Effects of precursor solution composition on the performance and I-V hysteresis of perovskite solar cells based on CH3NH3PbI3-xClx

Z L Zhang; B Q Men; Y F Liu; H P Gao; Y L Mao

doi:10.1186/s11671-017-1872-8

Effects of precursor solution composition on the performance and I-V hysteresis of perovskite solar cells based on CH₃NH₃PbI_3-xCl_x

Nanoscale Res Lett. 2017 Dec;12(1):84. doi: 10.1186/s11671-017-1872-8. Epub 2017 Feb 3.

Authors

Z L Zhang¹, B Q Men², Y F Liu¹, H P Gao¹, Y L Mao^{3

4}

Affiliations

¹ School of Physics and Electronics, Henan University, Kaifeng, 475004, China.
² Henan Vocational College of Agriculture, Zhongmu, 451450, China.
³ School of Physics and Electronics, Henan University, Kaifeng, 475004, China. ylmao1@163.com.
⁴ Institute for Computational Materials Science, Henan University, Kaifeng, 475004, China. ylmao1@163.com.

Abstract

Precursor solution of CH₃NH₃PbI_3-xCl_x for perovskite solar cells was conventionally prepared by mixing PbCl₂ and CH₃NH₃I with a mole ratio of 1:3 (PbCl₂:CH₃NH₃I).

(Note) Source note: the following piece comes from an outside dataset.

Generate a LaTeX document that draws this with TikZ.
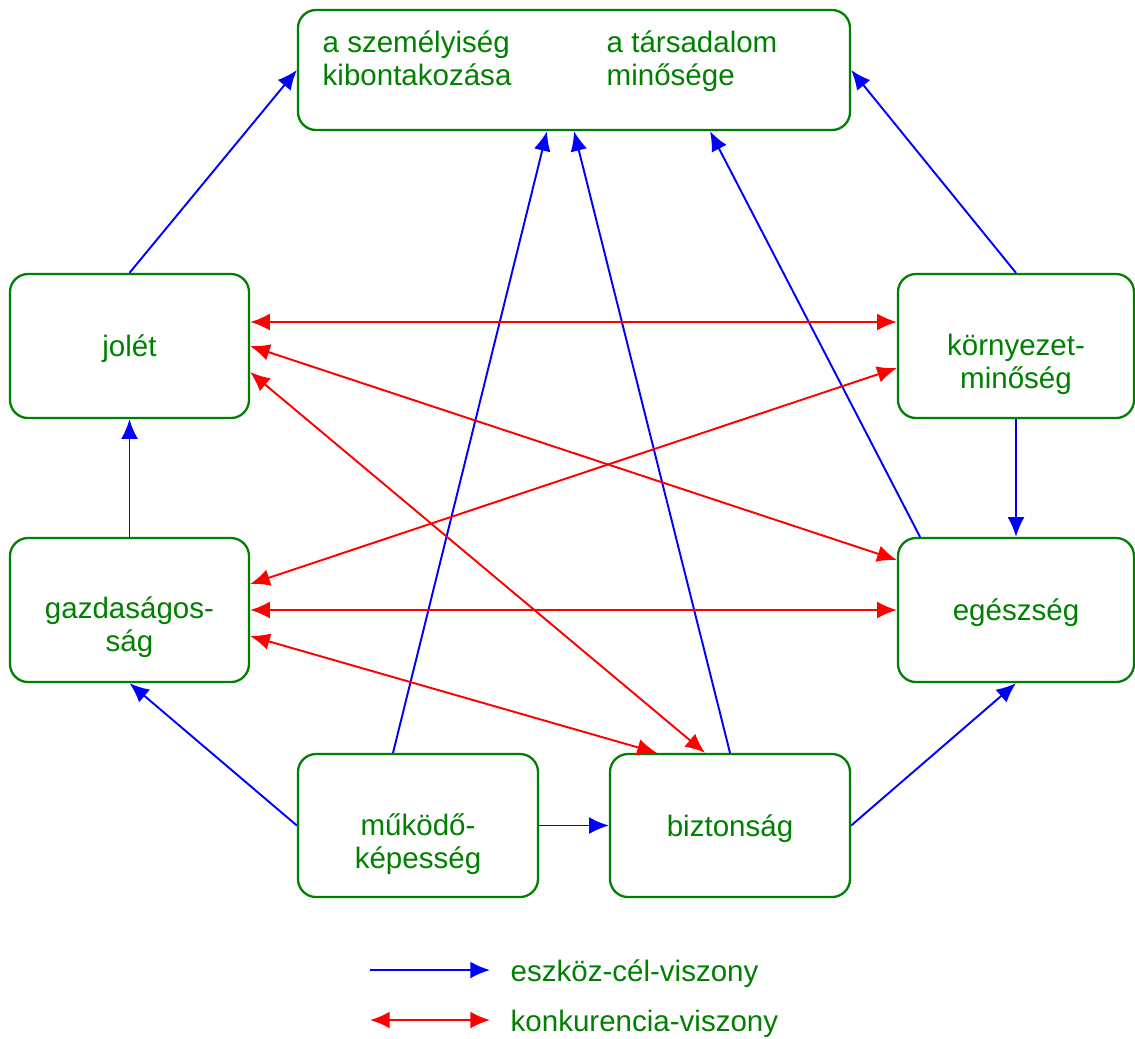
\documentclass[tikz,border=0pt]{standalone}
\usepackage{fontspec}
\setmainfont{Liberation Sans}
\usetikzlibrary{arrows.meta}

\definecolor{zold}{RGB}{0,128,0}
\tikzset{
  blok/.style={draw=zold, line width=0.65pt, rounded corners=0.18cm, inner sep=0pt},
  felirat/.style={text=zold, align=left, inner sep=0pt},
  szoveg/.style={text=zold, align=center, inner sep=0pt},
  eszkoz/.style={blue, line width=0.55pt, -{Latex[length=5.6pt,width=4.8pt]}},
  konk/.style={red, line width=0.55pt, {Latex[length=5.6pt,width=4.8pt]}-{Latex[length=5.6pt,width=4.8pt]}}
}

\begin{document}
\begin{tikzpicture}[font=\fontsize{8.4}{9.4}\selectfont]
\useasboundingbox (0,0) rectangle (11.35,-10.38);

% dobozok
\node[blok, minimum width=5.52cm, minimum height=1.20cm] (top) at (5.74,-0.70) {};
\node[felirat, anchor=north west] (szem) at (3.22,-0.30) {a személyiség\\kibontakozása};
\node[felirat, anchor=north west] (tars) at (6.06,-0.30) {a társadalom\\minősége};

\node[blok, minimum width=2.39cm, minimum height=1.44cm] (jol) at (1.295,-3.46) {};
\node[blok, minimum width=2.36cm, minimum height=1.44cm] (korny) at (10.16,-3.46) {};
\node[blok, minimum width=2.39cm, minimum height=1.44cm] (gazd) at (1.295,-6.10) {};
\node[blok, minimum width=2.36cm, minimum height=1.44cm] (eg) at (10.16,-6.10) {};
\node[blok, minimum width=2.40cm, minimum height=1.43cm] (mukodo) at (4.18,-8.255) {};
\node[blok, minimum width=2.40cm, minimum height=1.43cm] (bizt) at (7.30,-8.255) {};

\node[szoveg] (joltxt) at ([yshift=-0.025cm]jol.center) {jolét};
\node[szoveg] (kornytxt) at ([yshift=-0.18cm]korny.center) {környezet-\\minőség};
\node[szoveg] (gazdtxt) at ([yshift=-0.17cm]gazd.center) {gazdaságos-\\ság};
\node[szoveg] (egtxt) at ([yshift=-0.025cm]eg.center) {egészség};
\node[szoveg] (mukodotxt) at ([yshift=-0.19cm]mukodo.center) {működő-\\képesség};
\node[szoveg] (bizttxt) at ([yshift=-0.03cm]bizt.center) {biztonság};

% eszkoz-cel
\draw[eszkoz] (jol.north) -- (top.west);
\draw[eszkoz] (korny.north) -- (top.east);
\draw[eszkoz] ([xshift=-0.25cm]mukodo.north) -- ([xshift=-0.27cm]top.south);
\draw[eszkoz] (bizt.north) -- (top.south);
\draw[eszkoz] ([xshift=-0.96cm]eg.north) -- ([xshift=1.36cm]top.south);
\draw[eszkoz] (gazd.north) -- (jol.south);
\draw[eszkoz] (korny.south) -- (eg.north);
\draw[eszkoz] (mukodo.west) -- (gazd.south);
\draw[eszkoz] (mukodo.east) -- (bizt.west);
\draw[eszkoz] (bizt.east) -- (eg.south);

% konkurencia
\draw[konk] ([yshift=0.24cm]jol.east) -- ([yshift=0.24cm]korny.west);
\draw[konk] (jol.east) -- ([yshift=0.50cm]eg.west);
\draw[konk] ([yshift=-0.26cm]jol.east) -- ([xshift=-0.25cm]bizt.north);
\draw[konk] ([yshift=-0.22cm]korny.west) -- ([yshift=0.26cm]gazd.east);
\draw[konk] (gazd.east) -- (eg.west);
\draw[konk] ([yshift=-0.26cm]gazd.east) -- ([xshift=-0.73cm]bizt.north);

% jelmagyarazat
\coordinate (l1a) at (3.70,-9.70);
\coordinate (l1b) at (4.90,-9.70);
\coordinate (l2a) at (3.70,-10.20);
\coordinate (l2b) at (4.90,-10.20);
\draw[eszkoz] (l1a) -- (l1b);
\draw[konk] (l2a) -- (l2b);
\node[felirat, anchor=west] (lfel1) at (5.10,-9.74) {eszköz-cél-viszony};
\node[felirat, anchor=west] (lfel2) at (5.10,-10.24) {konkurencia-viszony};
\end{tikzpicture}
\end{document}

While in the present study, CH₃NH₃PbI_3-xCl_x-based solar cells were fabricated using the precursor solutions containing PbCl₂ and CH₃NH₃I with the mole ratios of 1:3, 1.05:3, 1.1:3, and 1.15:3, respectively. The results display that the solar cells with the mole ratio of 1.1:3 present higher power conversion efficiency and less I-V hysteresis than those with the mole ratio of 1:3. Based on some investigations, it is concluded that the higher efficiency could be due to the smooth and pinhole free film formation, high optical absorption, suitable energy band gap, and the large electron transfer efficiency, and the less I-V hysteresis may be attributed to the small low frequency capacitance of the device.

Keywords: CH3NH3PbI3-xClx; I-V hysteresis; Precursor solution composition.